WRITTEN INSTRUCTION :: Images are not part of the copy; write out the rest of the data exactly as given.

COLLECTED MATERIAL ::
───
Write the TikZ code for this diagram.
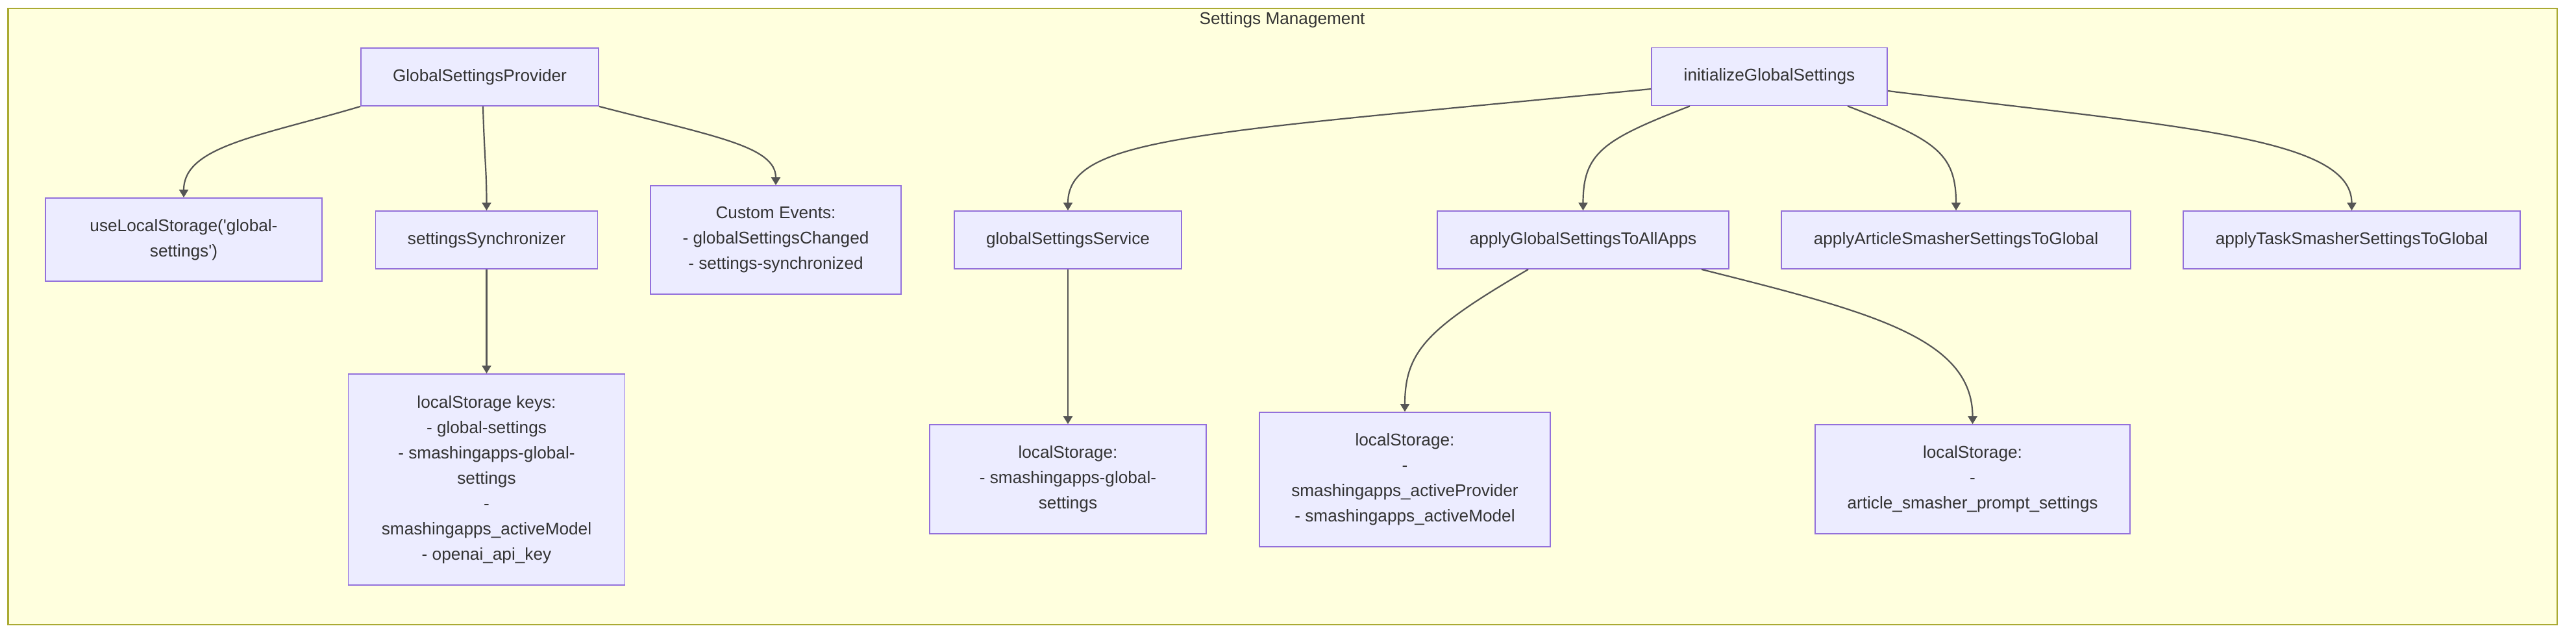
\documentclass[tikz,border=0pt]{standalone}
\usepackage{fontspec}
\setmainfont{Liberation Sans}
\usetikzlibrary{arrows.meta}
\definecolor{clfill}{HTML}{FFFFDE}
\definecolor{clline}{HTML}{AAAA33}
\definecolor{ndfill}{HTML}{ECECFF}
\definecolor{ndline}{HTML}{9370DB}
\definecolor{txt}{HTML}{333333}
\definecolor{edgec}{HTML}{555555}
\begin{document}
\begin{tikzpicture}[x=1pt,y=-1pt,
  box/.style={draw=ndline, fill=ndfill, line width=1.8pt, inner sep=0pt,
    align=center, text=txt, font=\fontsize{26.2}{39}\selectfont, anchor=center},
  link/.style={draw=edgec, line width=2.2pt, -{Triangle[length=12pt,width=14pt]}},
  clusterbox/.style={draw=clline, fill=clfill, line width=2.4pt},
  ttl/.style={text=txt, font=\fontsize{26.2}{39}\selectfont, inner sep=0pt}
]
\useasboundingbox (0,0) rectangle (3968,980);
\draw[clusterbox] (12.5,13) rectangle (3939,962);
\node[ttl] (title) at (1975,31) {Settings Management};

% left group
\node[box, minimum width=366pt, minimum height=89pt] (gsp) at (739,118.5) {GlobalSettingsProvider};
\node[box, minimum width=426pt, minimum height=128pt] (uls) at (283,369) {useLocalStorage(\textquotesingle global-\\settings\textquotesingle)};
\node[box, minimum width=342pt, minimum height=89pt] (sync) at (749.5,369.5) {settingsSynchronizer};
\node[box, minimum width=386pt, minimum height=167pt] (ce) at (1195,369.5) {Custom Events:\\- globalSettingsChanged\\- settings-synchronized};
\node[box, minimum width=426pt, minimum height=325pt] (keys) at (749.5,738.5) {localStorage keys:\\- global-settings\\- smashingapps-global-\\settings\\-\\smashingapps\_activeModel\\- openai\_api\_key};

% right group
\node[box, minimum width=363pt, minimum height=89pt] (init) at (2725.5,118) {initializeGlobalSettings};
\node[box, minimum width=350pt, minimum height=89pt] (gss) at (1645,369.5) {globalSettingsService};
\node[box, minimum width=449pt, minimum height=89pt] (apply) at (2438.5,369.5) {applyGlobalSettingsToAllApps};
\node[box, minimum width=538pt, minimum height=89pt] (article) at (3013,369.5) {applyArticleSmasherSettingsToGlobal};
\node[box, minimum width=519pt, minimum height=89pt] (task) at (3622.5,369.5) {applyTaskSmasherSettingsToGlobal};
\node[box, minimum width=426pt, minimum height=168pt] (ls1) at (1645,738) {localStorage:\\- smashingapps-global-\\settings};
\node[box, minimum width=448pt, minimum height=207pt] (ls2) at (2164,738.5) {localStorage:\\-\\smashingapps\_activeProvider\\- smashingapps\_activeModel};
\node[box, minimum width=485pt, minimum height=168pt] (ls3) at (3038.5,738) {localStorage:\\-\\article\_smasher\_prompt\_settings};

% connectors
\draw[link] (gsp.south west) .. controls (400,210) and (283,225) .. (uls.north);
\draw[link] ([xshift=5pt]gsp.south) .. controls (746,240) and (749.5,260) .. (sync.north);
\draw[link] (gsp.south east) .. controls (1100,210) and (1195,225) .. (ce.north);
\draw[link] (sync.south) -- (keys.north);

\draw[link] ([yshift=-19pt]init.west) .. controls (1850,205) and (1645,210) .. (gss.north);
\draw[link] ([xshift=-122.5pt]init.south) .. controls (2470,215) and (2438.5,235) .. (apply.north);
\draw[link] ([xshift=120.5pt]init.south) .. controls (2980,215) and (3013,235) .. (article.north);
\draw[link] ([yshift=-22pt]init.east) .. controls (3350,195) and (3622.5,210) .. (task.north);
\draw[link] (gss.south) -- (ls1.north);
\draw[link] ([xshift=-84.5pt]apply.south) .. controls (2200,505) and (2164,540) .. (ls2.north);
\draw[link] ([xshift=182.5pt]apply.south) .. controls (2880,480) and (3038.5,520) .. (ls3.north);
\end{tikzpicture}
\end{document}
───
WORKED ANSWER ::
Write the TikZ code for this diagram.
\documentclass[tikz,border=0pt]{standalone}
\usepackage{fontspec}
\setmainfont{Liberation Sans}
\usetikzlibrary{arrows.meta}
\definecolor{clfill}{HTML}{FFFFDE}
\definecolor{clline}{HTML}{AAAA33}
\definecolor{ndfill}{HTML}{ECECFF}
\definecolor{ndline}{HTML}{9370DB}
\definecolor{txt}{HTML}{333333}
\definecolor{edgec}{HTML}{555555}
\begin{document}
\begin{tikzpicture}[x=1pt,y=-1pt,
  box/.style={draw=ndline, fill=ndfill, line width=1.8pt, inner sep=0pt,
    align=center, text=txt, font=\fontsize{26.2}{39}\selectfont, anchor=center},
  link/.style={draw=edgec, line width=2.2pt, -{Triangle[length=12pt,width=14pt]}},
  clusterbox/.style={draw=clline, fill=clfill, line width=2.4pt},
  ttl/.style={text=txt, font=\fontsize{26.2}{39}\selectfont, inner sep=0pt}
]
\useasboundingbox (0,0) rectangle (3968,980);
\draw[clusterbox] (12.5,13) rectangle (3939,962);
\node[ttl] (title) at (1975,31) {Settings Management};

% left group
\node[box, minimum width=366pt, minimum height=89pt] (gsp) at (739,118.5) {GlobalSettingsProvider};
\node[box, minimum width=426pt, minimum height=128pt] (uls) at (283,369) {useLocalStorage(\textquotesingle global-\\settings\textquotesingle)};
\node[box, minimum width=342pt, minimum height=89pt] (sync) at (749.5,369.5) {settingsSynchronizer};
\node[box, minimum width=386pt, minimum height=167pt] (ce) at (1195,369.5) {Custom Events:\\- globalSettingsChanged\\- settings-synchronized};
\node[box, minimum width=426pt, minimum height=325pt] (keys) at (749.5,738.5) {localStorage keys:\\- global-settings\\- smashingapps-global-\\settings\\-\\smashingapps\_activeModel\\- openai\_api\_key};

% right group
\node[box, minimum width=363pt, minimum height=89pt] (init) at (2725.5,118) {initializeGlobalSettings};
\node[box, minimum width=350pt, minimum height=89pt] (gss) at (1645,369.5) {globalSettingsService};
\node[box, minimum width=449pt, minimum height=89pt] (apply) at (2438.5,369.5) {applyGlobalSettingsToAllApps};
\node[box, minimum width=538pt, minimum height=89pt] (article) at (3013,369.5) {applyArticleSmasherSettingsToGlobal};
\node[box, minimum width=519pt, minimum height=89pt] (task) at (3622.5,369.5) {applyTaskSmasherSettingsToGlobal};
\node[box, minimum width=426pt, minimum height=168pt] (ls1) at (1645,738) {localStorage:\\- smashingapps-global-\\settings};
\node[box, minimum width=448pt, minimum height=207pt] (ls2) at (2164,738.5) {localStorage:\\-\\smashingapps\_activeProvider\\- smashingapps\_activeModel};
\node[box, minimum width=485pt, minimum height=168pt] (ls3) at (3038.5,738) {localStorage:\\-\\article\_smasher\_prompt\_settings};

% connectors
\draw[link] (gsp.south west) .. controls (400,210) and (283,225) .. (uls.north);
\draw[link] ([xshift=5pt]gsp.south) .. controls (746,240) and (749.5,260) .. (sync.north);
\draw[link] (gsp.south east) .. controls (1100,210) and (1195,225) .. (ce.north);
\draw[link] (sync.south) -- (keys.north);

\draw[link] ([yshift=-19pt]init.west) .. controls (1850,205) and (1645,210) .. (gss.north);
\draw[link] ([xshift=-122.5pt]init.south) .. controls (2470,215) and (2438.5,235) .. (apply.north);
\draw[link] ([xshift=120.5pt]init.south) .. controls (2980,215) and (3013,235) .. (article.north);
\draw[link] ([yshift=-22pt]init.east) .. controls (3350,195) and (3622.5,210) .. (task.north);
\draw[link] (gss.south) -- (ls1.north);
\draw[link] ([xshift=-84.5pt]apply.south) .. controls (2200,505) and (2164,540) .. (ls2.north);
\draw[link] ([xshift=182.5pt]apply.south) .. controls (2880,480) and (3038.5,520) .. (ls3.north);
\end{tikzpicture}
\end{document}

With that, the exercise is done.